* SHORT TASK
Reproduce word for word the lines from the beginning of the entries to the line with "(j) -- (b2.north);", both included, but none of the pictures.

Records from a dataset:
####################

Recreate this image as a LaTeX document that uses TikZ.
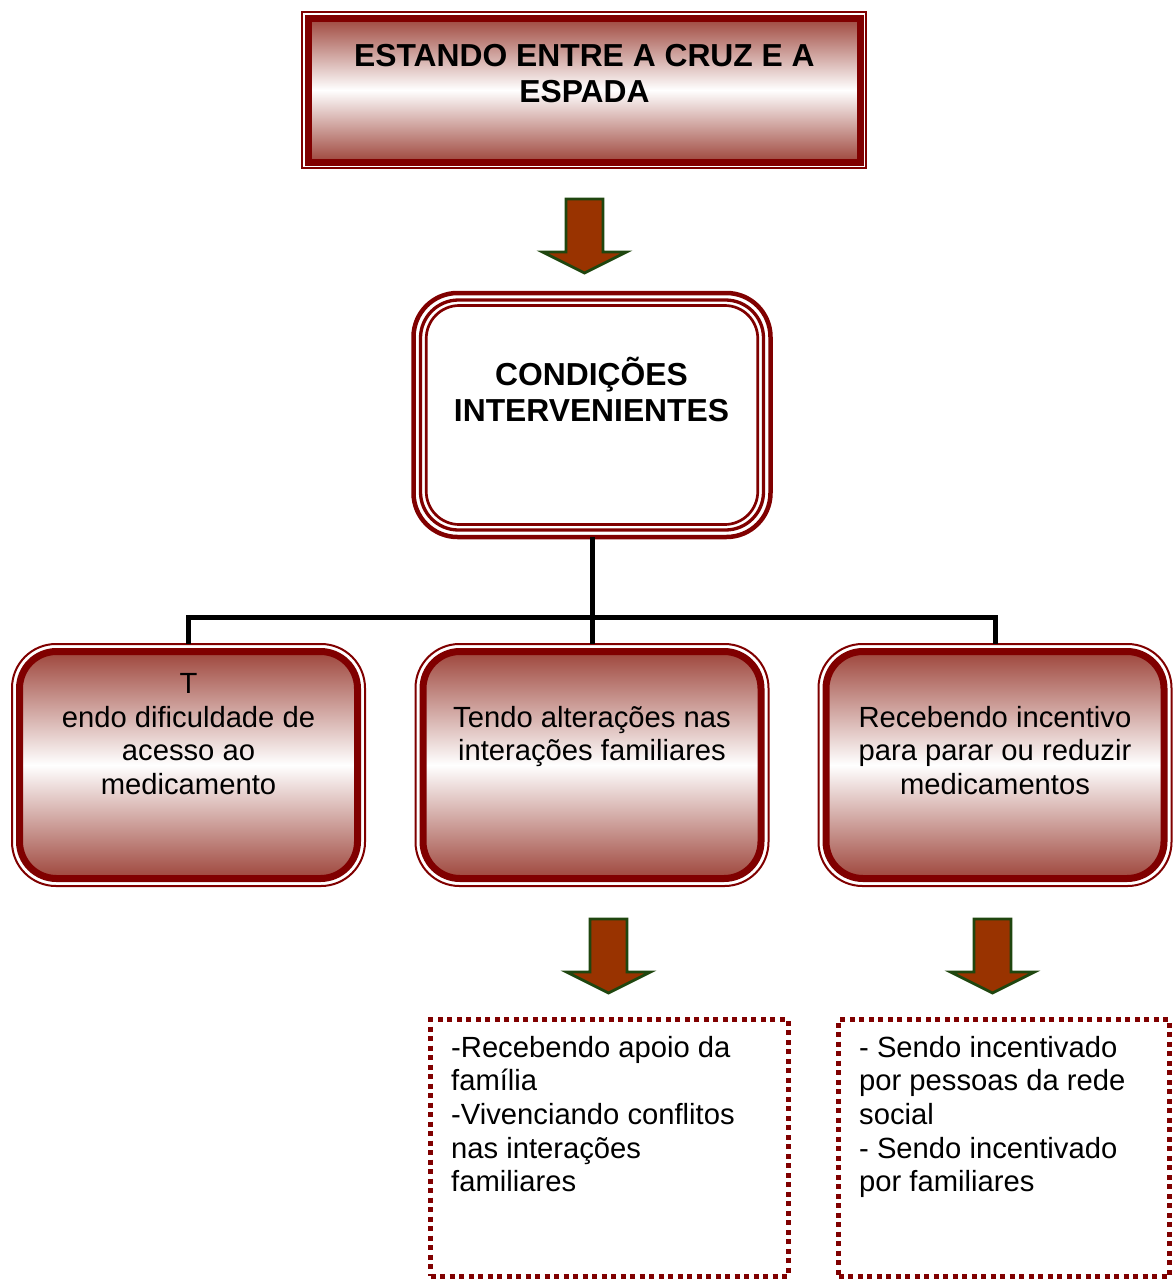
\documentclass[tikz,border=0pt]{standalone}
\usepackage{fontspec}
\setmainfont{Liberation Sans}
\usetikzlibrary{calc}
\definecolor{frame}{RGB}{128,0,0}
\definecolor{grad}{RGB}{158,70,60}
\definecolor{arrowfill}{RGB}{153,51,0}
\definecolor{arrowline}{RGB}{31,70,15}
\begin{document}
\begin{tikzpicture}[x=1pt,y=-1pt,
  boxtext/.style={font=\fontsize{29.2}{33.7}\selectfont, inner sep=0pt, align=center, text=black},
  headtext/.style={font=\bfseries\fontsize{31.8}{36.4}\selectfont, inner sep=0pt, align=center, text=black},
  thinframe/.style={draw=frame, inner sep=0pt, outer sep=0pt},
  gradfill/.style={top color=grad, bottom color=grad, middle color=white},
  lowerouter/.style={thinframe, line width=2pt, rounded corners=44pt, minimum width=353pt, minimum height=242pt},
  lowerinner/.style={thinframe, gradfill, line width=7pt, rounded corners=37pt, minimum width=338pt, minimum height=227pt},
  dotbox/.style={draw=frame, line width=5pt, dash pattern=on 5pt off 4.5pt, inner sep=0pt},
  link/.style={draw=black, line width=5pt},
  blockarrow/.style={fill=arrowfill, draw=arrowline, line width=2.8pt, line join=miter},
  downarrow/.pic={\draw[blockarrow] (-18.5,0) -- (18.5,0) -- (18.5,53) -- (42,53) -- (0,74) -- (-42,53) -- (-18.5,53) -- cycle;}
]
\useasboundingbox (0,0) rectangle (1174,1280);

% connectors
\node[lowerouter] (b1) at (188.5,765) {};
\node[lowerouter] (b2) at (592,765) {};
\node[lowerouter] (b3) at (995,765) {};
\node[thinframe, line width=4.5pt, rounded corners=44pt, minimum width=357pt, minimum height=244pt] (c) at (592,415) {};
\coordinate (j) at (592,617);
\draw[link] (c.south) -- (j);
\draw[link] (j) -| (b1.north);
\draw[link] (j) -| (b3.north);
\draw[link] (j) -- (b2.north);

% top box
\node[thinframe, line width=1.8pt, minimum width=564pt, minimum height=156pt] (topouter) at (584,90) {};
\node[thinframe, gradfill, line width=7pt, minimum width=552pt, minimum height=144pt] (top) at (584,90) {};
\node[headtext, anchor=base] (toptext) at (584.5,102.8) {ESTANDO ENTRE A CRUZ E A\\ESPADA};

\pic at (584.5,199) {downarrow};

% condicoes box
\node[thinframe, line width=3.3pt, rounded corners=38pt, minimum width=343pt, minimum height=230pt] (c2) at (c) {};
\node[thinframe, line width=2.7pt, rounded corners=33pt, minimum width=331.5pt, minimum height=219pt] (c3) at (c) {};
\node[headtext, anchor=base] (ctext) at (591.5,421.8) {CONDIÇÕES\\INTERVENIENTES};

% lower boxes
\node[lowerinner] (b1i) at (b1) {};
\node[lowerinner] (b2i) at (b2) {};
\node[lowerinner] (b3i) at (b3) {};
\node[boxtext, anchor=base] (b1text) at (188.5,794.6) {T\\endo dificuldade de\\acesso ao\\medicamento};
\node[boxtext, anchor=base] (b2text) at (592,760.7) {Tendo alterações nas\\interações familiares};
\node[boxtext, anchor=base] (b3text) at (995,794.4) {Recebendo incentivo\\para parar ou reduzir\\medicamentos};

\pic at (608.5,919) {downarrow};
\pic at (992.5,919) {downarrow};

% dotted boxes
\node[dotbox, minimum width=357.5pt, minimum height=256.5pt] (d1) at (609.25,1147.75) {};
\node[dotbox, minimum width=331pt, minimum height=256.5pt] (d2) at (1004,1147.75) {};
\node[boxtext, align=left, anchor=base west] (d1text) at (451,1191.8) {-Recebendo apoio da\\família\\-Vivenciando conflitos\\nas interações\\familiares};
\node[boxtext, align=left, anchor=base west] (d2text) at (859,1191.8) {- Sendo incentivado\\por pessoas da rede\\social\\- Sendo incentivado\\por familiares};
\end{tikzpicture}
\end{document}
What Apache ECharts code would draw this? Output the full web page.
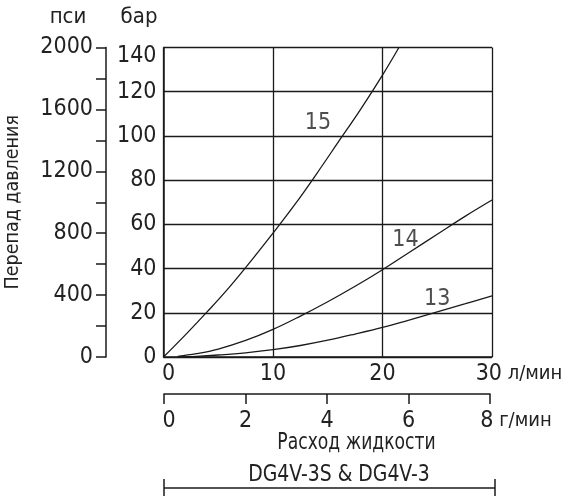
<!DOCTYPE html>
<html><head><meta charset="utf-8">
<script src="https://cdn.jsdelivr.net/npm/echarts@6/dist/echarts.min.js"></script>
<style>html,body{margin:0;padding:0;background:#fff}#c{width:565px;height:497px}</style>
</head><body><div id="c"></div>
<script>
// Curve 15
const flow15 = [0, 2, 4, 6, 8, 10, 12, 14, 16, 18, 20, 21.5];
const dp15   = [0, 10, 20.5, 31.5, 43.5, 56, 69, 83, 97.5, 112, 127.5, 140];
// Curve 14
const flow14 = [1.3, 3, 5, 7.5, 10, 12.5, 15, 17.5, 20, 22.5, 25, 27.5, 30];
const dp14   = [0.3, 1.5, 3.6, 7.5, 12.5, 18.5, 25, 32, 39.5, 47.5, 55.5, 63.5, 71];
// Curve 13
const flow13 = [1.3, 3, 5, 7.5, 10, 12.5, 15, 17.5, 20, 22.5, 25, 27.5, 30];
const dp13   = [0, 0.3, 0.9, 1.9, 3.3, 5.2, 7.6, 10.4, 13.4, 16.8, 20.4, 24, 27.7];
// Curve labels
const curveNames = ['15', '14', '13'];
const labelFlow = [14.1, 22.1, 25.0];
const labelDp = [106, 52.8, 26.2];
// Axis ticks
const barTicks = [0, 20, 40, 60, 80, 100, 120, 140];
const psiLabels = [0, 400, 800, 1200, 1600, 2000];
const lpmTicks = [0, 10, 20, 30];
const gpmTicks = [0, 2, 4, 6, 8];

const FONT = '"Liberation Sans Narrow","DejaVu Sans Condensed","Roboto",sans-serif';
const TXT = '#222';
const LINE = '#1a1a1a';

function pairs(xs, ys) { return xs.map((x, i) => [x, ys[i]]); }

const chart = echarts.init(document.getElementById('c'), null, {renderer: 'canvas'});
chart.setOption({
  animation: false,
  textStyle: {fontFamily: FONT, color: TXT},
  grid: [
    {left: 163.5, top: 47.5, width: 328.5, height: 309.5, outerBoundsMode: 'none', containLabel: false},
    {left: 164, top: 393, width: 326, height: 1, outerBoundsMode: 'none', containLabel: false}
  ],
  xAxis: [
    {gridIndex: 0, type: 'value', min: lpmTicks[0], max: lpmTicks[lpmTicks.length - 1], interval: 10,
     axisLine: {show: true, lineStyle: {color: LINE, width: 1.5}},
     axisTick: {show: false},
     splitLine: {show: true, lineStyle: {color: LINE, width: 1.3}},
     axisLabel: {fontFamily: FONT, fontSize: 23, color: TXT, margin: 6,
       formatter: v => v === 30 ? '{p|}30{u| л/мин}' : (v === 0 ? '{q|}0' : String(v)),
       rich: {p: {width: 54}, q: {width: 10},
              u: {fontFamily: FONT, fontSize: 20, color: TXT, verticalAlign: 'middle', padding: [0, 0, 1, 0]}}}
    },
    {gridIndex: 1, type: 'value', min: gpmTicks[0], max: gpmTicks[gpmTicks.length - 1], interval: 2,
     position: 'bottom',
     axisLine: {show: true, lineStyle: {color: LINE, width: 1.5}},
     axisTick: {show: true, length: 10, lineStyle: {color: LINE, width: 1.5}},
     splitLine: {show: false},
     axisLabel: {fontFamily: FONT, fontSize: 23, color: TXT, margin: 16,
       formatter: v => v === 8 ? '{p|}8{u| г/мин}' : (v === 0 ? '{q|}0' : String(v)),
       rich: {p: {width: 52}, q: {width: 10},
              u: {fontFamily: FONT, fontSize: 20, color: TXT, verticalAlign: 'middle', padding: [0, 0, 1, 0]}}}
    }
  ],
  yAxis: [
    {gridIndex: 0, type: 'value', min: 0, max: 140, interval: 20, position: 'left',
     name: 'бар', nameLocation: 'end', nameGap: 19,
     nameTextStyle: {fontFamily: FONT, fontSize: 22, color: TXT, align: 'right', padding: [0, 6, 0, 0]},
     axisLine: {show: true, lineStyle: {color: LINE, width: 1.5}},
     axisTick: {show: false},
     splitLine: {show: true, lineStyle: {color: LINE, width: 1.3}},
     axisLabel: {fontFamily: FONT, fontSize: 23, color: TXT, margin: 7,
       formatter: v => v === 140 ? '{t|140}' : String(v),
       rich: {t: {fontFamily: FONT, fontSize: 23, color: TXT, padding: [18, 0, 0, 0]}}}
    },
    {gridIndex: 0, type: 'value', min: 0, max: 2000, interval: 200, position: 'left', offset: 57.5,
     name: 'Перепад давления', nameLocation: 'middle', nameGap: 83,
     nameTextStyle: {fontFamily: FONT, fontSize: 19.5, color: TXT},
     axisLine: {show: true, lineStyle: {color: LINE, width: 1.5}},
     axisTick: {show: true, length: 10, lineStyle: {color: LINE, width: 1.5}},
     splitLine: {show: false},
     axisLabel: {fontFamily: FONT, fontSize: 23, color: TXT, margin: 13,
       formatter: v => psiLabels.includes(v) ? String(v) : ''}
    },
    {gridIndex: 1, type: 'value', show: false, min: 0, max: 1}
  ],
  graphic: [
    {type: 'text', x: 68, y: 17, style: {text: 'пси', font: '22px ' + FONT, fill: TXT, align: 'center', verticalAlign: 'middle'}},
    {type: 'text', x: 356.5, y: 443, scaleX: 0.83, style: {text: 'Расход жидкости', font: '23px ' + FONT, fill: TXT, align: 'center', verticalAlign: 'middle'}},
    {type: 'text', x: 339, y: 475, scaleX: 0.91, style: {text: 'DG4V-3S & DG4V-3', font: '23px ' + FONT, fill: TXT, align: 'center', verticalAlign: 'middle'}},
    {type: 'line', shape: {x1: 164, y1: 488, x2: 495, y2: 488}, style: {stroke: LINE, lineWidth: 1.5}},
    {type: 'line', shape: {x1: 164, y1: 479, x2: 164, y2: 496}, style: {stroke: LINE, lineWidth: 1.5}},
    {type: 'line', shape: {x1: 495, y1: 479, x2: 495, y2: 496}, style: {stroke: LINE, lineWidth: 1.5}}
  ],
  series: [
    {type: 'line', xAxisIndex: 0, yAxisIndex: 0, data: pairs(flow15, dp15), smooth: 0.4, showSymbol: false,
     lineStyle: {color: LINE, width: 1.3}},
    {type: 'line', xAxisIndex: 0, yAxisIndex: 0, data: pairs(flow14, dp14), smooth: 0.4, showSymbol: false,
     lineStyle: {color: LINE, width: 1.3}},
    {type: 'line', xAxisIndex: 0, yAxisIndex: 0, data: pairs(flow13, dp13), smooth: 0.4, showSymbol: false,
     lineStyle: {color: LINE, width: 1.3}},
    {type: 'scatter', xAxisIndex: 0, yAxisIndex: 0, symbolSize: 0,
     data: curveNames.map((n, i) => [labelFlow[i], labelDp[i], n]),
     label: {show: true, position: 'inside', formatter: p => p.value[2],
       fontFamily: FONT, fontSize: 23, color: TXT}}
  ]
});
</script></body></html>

####################

* WRITTEN ANSWER
Recreate this image as a LaTeX document that uses TikZ.
\documentclass[tikz,border=0pt]{standalone}
\usepackage{fontspec}
\setmainfont{Liberation Sans}
\usetikzlibrary{calc}
\definecolor{frame}{RGB}{128,0,0}
\definecolor{grad}{RGB}{158,70,60}
\definecolor{arrowfill}{RGB}{153,51,0}
\definecolor{arrowline}{RGB}{31,70,15}
\begin{document}
\begin{tikzpicture}[x=1pt,y=-1pt,
  boxtext/.style={font=\fontsize{29.2}{33.7}\selectfont, inner sep=0pt, align=center, text=black},
  headtext/.style={font=\bfseries\fontsize{31.8}{36.4}\selectfont, inner sep=0pt, align=center, text=black},
  thinframe/.style={draw=frame, inner sep=0pt, outer sep=0pt},
  gradfill/.style={top color=grad, bottom color=grad, middle color=white},
  lowerouter/.style={thinframe, line width=2pt, rounded corners=44pt, minimum width=353pt, minimum height=242pt},
  lowerinner/.style={thinframe, gradfill, line width=7pt, rounded corners=37pt, minimum width=338pt, minimum height=227pt},
  dotbox/.style={draw=frame, line width=5pt, dash pattern=on 5pt off 4.5pt, inner sep=0pt},
  link/.style={draw=black, line width=5pt},
  blockarrow/.style={fill=arrowfill, draw=arrowline, line width=2.8pt, line join=miter},
  downarrow/.pic={\draw[blockarrow] (-18.5,0) -- (18.5,0) -- (18.5,53) -- (42,53) -- (0,74) -- (-42,53) -- (-18.5,53) -- cycle;}
]
\useasboundingbox (0,0) rectangle (1174,1280);

% connectors
\node[lowerouter] (b1) at (188.5,765) {};
\node[lowerouter] (b2) at (592,765) {};
\node[lowerouter] (b3) at (995,765) {};
\node[thinframe, line width=4.5pt, rounded corners=44pt, minimum width=357pt, minimum height=244pt] (c) at (592,415) {};
\coordinate (j) at (592,617);
\draw[link] (c.south) -- (j);
\draw[link] (j) -| (b1.north);
\draw[link] (j) -| (b3.north);
\draw[link] (j) -- (b2.north);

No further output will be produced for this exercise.